I don't think I disappointed them. I graduated and continued school for another certificate, got a boyfriend. They didn't expect too much from me and I wonder if they even care, my mum just wants me to get a job and that's it. I sometimes wish they would show a little happiness for my achievements.. maybe they're disappointed of me not being close with them, not sure.


----------



## feels (Jun 18, 2010)

Nah, my mom is ****ing amazing and she sends me texts all the time saying how proud she is of me. My family never put any pressure on me to be anything at all. They just want me to be happy. I think she's much more concerned with who I am as a person than what stupid *** job I have. But when I do get a better job or do well in school she's like the main motivation behind it. I want to do better for her even if she says she already couldn't be more proud. I'll never get to set her up in a big ol' mansion but that's the dream of course.


----------



## Vanishing Dreams (May 17, 2016)

My parents won't say it, but I'm sure they wish I could do better. I'm averagely smart, but insanely lazy. The idea of working is something I cannot accept. My dad is retired after more than 30 years of working and my mom is very smart. They both came from a third world country with nothing and ended up doing well. My sister is hard worker and I'm like a spoil rotten little brat who keeps day dreaming of winning the lotto.


----------



## firestar (Jun 27, 2009)

They are very career and status focused. However, they can't really be disappointed in me because my older brother has been less successful in life than I have. He's done so badly (living in his parents' basement at age 30, never had a real job) that it would be almost impossible for me to disappoint them.


----------



## LemonBones (Sep 25, 2015)

My parents never pushed me to do anything and they have ****ty standards so they dont care.


----------



## LostinReverie (Mar 18, 2007)

I'm more of an embarrassment than a disappointment, but it's their own ****ing fault for creating such a mess. Besides, they have three others, the prettiest of whom always had all the attention. I was the one who was always at fault and punished. Not that I deserved anything more. It was apparent I was a failure at a very young age and needed to constantly be reminded of it.


----------



## LemonBones (Sep 25, 2015)

The Sound of Silence said:


> I'm more of an embarrassment than a disappointment, but it's their own ****ing fault for creating such a mess. Besides, they have three others, the prettiest of whom always had all the attention. I was the one who was always at fault and punished. Not that I deserved anything more. It was apparent I was a failure at a very young age and needed to constantly be reminded of it.


:squeeze


----------



## Zozulya (Mar 24, 2016)

>did they expect big things from you? 
Yes, until I reach adulthood and they realized how broken I am, having the "good at nothing" status.

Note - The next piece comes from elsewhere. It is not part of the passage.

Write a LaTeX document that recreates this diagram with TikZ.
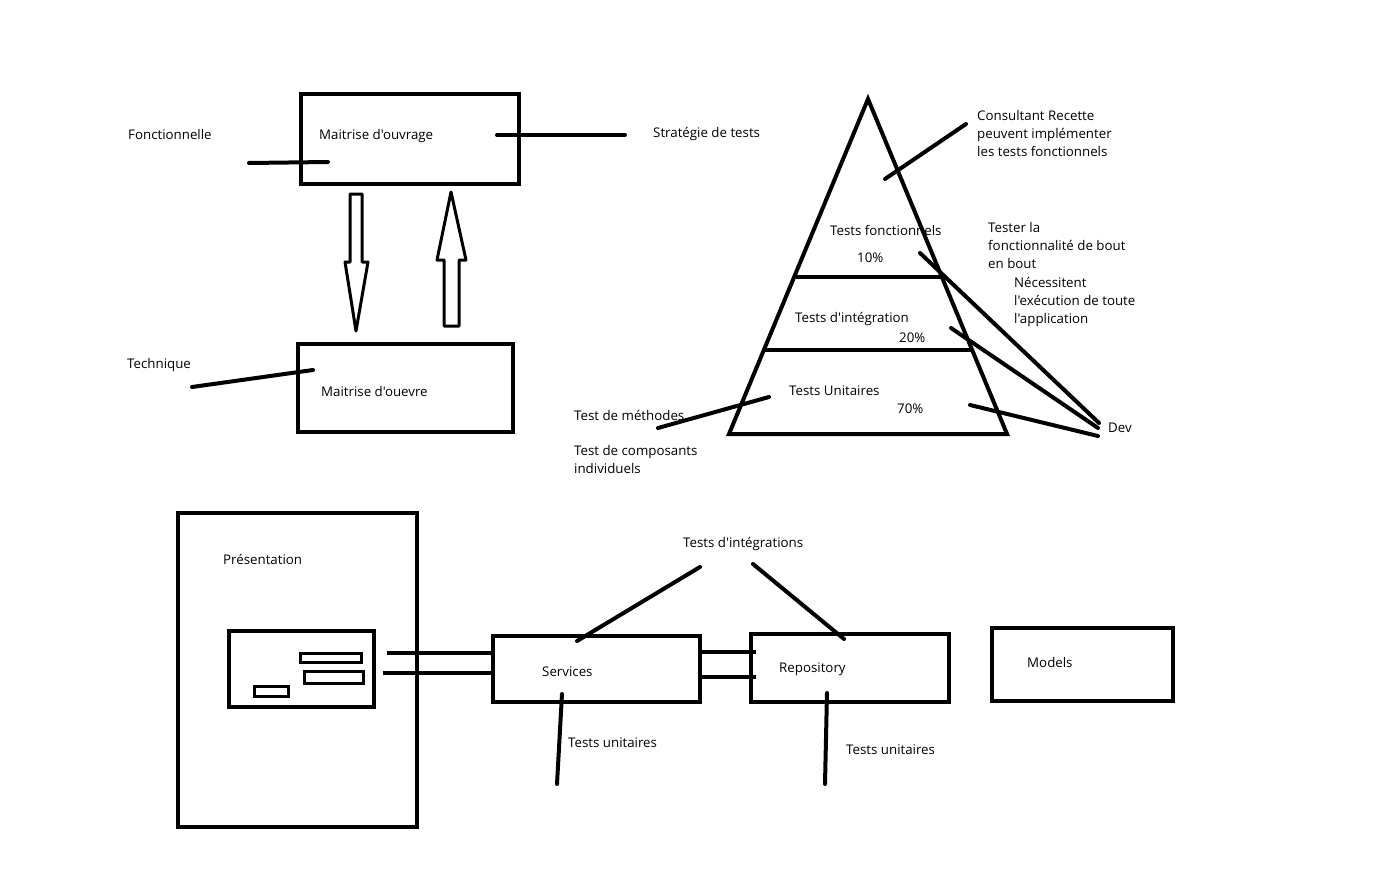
\documentclass[tikz,border=0pt]{standalone}
\usepackage{fontspec}
\setmainfont{Open Sans}[Ligatures=TeXOff]
\usepackage{tikz}

\tikzset{
	lbl/.style={anchor=west, inner sep=0pt, font=\fontsize{13.3}{18}\selectfont, align=left},
	boite/.style={line width=4pt},
	trait/.style={line width=4pt, line cap=round},
	fleche/.style={line width=3pt, line join=round},
}

\begin{document}
\begin{tikzpicture}[x=1pt, y=-1pt]
	\useasboundingbox (0,0) rectangle (1395,875);
	
	% maitrise d'ouvrage / d'oeuvre
	\draw[boite] (301,94) rectangle (519,184);
	\node[lbl] (moa) at (319,136) {Maitrise d'ouvrage};
	\node[lbl] (fonc) at (128,135) {Fonctionnelle};
	\coordinate (f1) at (249,163); \coordinate (f2) at (328,162);
	\draw[trait] (f1) -- (f2);
	\node[lbl] (strat) at (653,134) {Stratégie de tests};
	\coordinate (s1) at (497,135); \coordinate (s2) at (625,135);
	\draw[trait] (s1) -- (s2);
	
	\draw[fleche] (350,194) -- (362,194) -- (362,262) -- (368,262) -- (356,331)
		-- (345,262) -- (350,262) -- cycle;
	\draw[fleche] (444,326) -- (459,326) -- (459,260) -- (466,260) -- (451,192)
		-- (437,260) -- (444,260) -- cycle;
	
	\draw[boite] (298,344) rectangle (513,432);
	\node[lbl] (moe) at (321,392) {Maitrise d'ouevre};
	\node[lbl] (tech) at (127,365) {Technique};
	\coordinate (t1) at (192,387); \coordinate (t2) at (313,370);
	\draw[trait] (t1) -- (t2);
	
	% pyramide
	\coordinate (sommet) at (868,99);
	\coordinate (bg) at (729,434);
	\coordinate (bd) at (1007,434);
	\draw[boite, line join=miter] (sommet) -- (bd) -- (bg) -- cycle;
	\draw[boite] (796,277) -- (942,277);
	\draw[boite] (764,350) -- (972,350);
	\node[lbl] (fct) at (830,230) {Tests fonctionnels};
	\node[lbl] (p10) at (857,258) {10\%};
	\node[lbl] (integ) at (795,319) {Tests d'intégration};
	\node[lbl] (p20) at (899,338) {20\%};
	\node[lbl] (unit) at (789,391) {Tests Unitaires};
	\node[lbl] (p70) at (897,409) {70\%};
	
	\node[lbl] (consult) at (977,134) {Consultant Recette\\peuvent implémenter\\les tests fonctionnels};
	\coordinate (c1) at (885,179); \coordinate (c2) at (966,124);
	\draw[trait] (c1) -- (c2);
	\node[lbl] (bout) at (988,246) {Tester la\\fonctionnalité de bout\\en bout};
	\node[lbl] (appli) at (1014,302) {Nécessitent\\l'exécution de toute\\l'application};
	
	\node[lbl] (dev) at (1108,428) {Dev};
	\coordinate (d1) at (920,253); \coordinate (d2) at (951,328); \coordinate (d3) at (970,405);
	\draw[trait] (d1) -- (1099,423);
	\draw[trait] (d2) -- (1098,428);
	\draw[trait] (d3) -- (1098,436);
	
	\node[lbl] (meth) at (574,415) {Test de méthodes};
	\coordinate (m1) at (658,428); \coordinate (m2) at (769,397);
	\draw[trait] (m1) -- (m2);
	\node[lbl] (compo) at (574,460) {Test de composants\\individuels};
	
	% couches
	\draw[boite] (178,513) rectangle (417,827);
	\node[lbl] (pres) at (223,559) {Présentation};
	\draw[boite] (229,631) rectangle (374,707);
	\draw[line width=3pt] (300,653) rectangle (361,662);
	\draw[line width=3pt] (304,671) rectangle (363,683);
	\draw[line width=3pt] (254,686) rectangle (288,696);
	
	\draw[boite] (493,636) rectangle (700,702);
	\node[lbl] (serv) at (542,672) {Services};
	\draw[boite] (751,634) rectangle (949,702);
	\node[lbl] (repo) at (779,669) {Repository};
	\draw[boite] (992,628) rectangle (1173,701);
	\node[lbl] (models) at (1027,663) {Models};
	
	\draw[boite] (387,653) -- (492,653);
	\draw[boite] (383,673) -- (492,673);
	\draw[boite] (700,652) -- (756,652);
	\draw[boite] (700,677) -- (756,677);
	
	\node[lbl] (tinteg) at (683,544) {Tests d'intégrations};
	\coordinate (i1) at (700,567); \coordinate (i2) at (577,641);
	\coordinate (i3) at (753,564); \coordinate (i4) at (844,639);
	\draw[trait] (i1) -- (i2);
	\draw[trait] (i3) -- (i4);
	
	\node[lbl] (tu1) at (568,743) {Tests unitaires};
	\node[lbl] (tu2) at (846,750) {Tests unitaires};
	\coordinate (u1) at (562,694); \coordinate (u2) at (557,784);
	\coordinate (u3) at (827,693); \coordinate (u4) at (825,784);
	\draw[trait] (u1) -- (u2);
	\draw[trait] (u3) -- (u4);
\end{tikzpicture}
\end{document}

>or did they value you more when they thought you would be successful? 
A bit, when I started to live on my own. They didn't expect me to leave home, even after age 35.
But comparing to my peers and siblings, I'm still far behind them.

>are they quite career and status focused?
Yes, definitely.

>how about relationships, did they expect you to be married and for them to become grandparents? 
I clearly stated they will not expect that since I was 14, and my stance has not changed.


----------



## Angela82 (Jun 29, 2016)

I think that in the end we all wanted our parents to be proud of us, and I think that for most of us that isn't the case. It's not necessarily our fault, though. Now I'm a grown up, and I know that my mother will never like me. Many don't like me. But you know what? This is my life, not theirs. We are not obliged to be with people who don't like us, we can chose with whom to be. Or we can chose to stay alone, but the important is to do what you think is best for you, what you like, not what the others think you should do or be.


----------



## Chelsalina (Oct 15, 2014)

My parents even admitted that me and my brother were a disappointment and my mom and dad blame each other all the time on who made us become this way.


----------



## sarafinanickelbocker (May 16, 2010)

Eh, it seemed so in my early 20's. I think I've gained a little more acceptance. I get more heat from a sibling, but I think that is because they have a need to feel superior.


----------



## VanitysFiend (Jun 13, 2016)

I'm caught between my desire to be happy and normal and productive and loved and my desire to be exactly what the quality of my parents ability to raise children reflects, which is significantly worse than what I am...not that they ever realised...


----------



## a degree of freedom (Sep 28, 2011)

I think they are proud of me. Well, I'm sure they are. At least, if I disappointed them I think they've gotten over it and have accepted me by now. I don't really think about it much though, to be honest.


----------



## Andre (Feb 27, 2004)

LostinReverie said:


> I'm more of an embarrassment than a disappointment, but it's their own ****ing fault for creating such a mess. Besides, they have three others, the prettiest of whom always had all the attention. I was the one who was always at fault and punished. Not that I deserved anything more. It was apparent I was a failure at a very young age and needed to constantly be reminded of it.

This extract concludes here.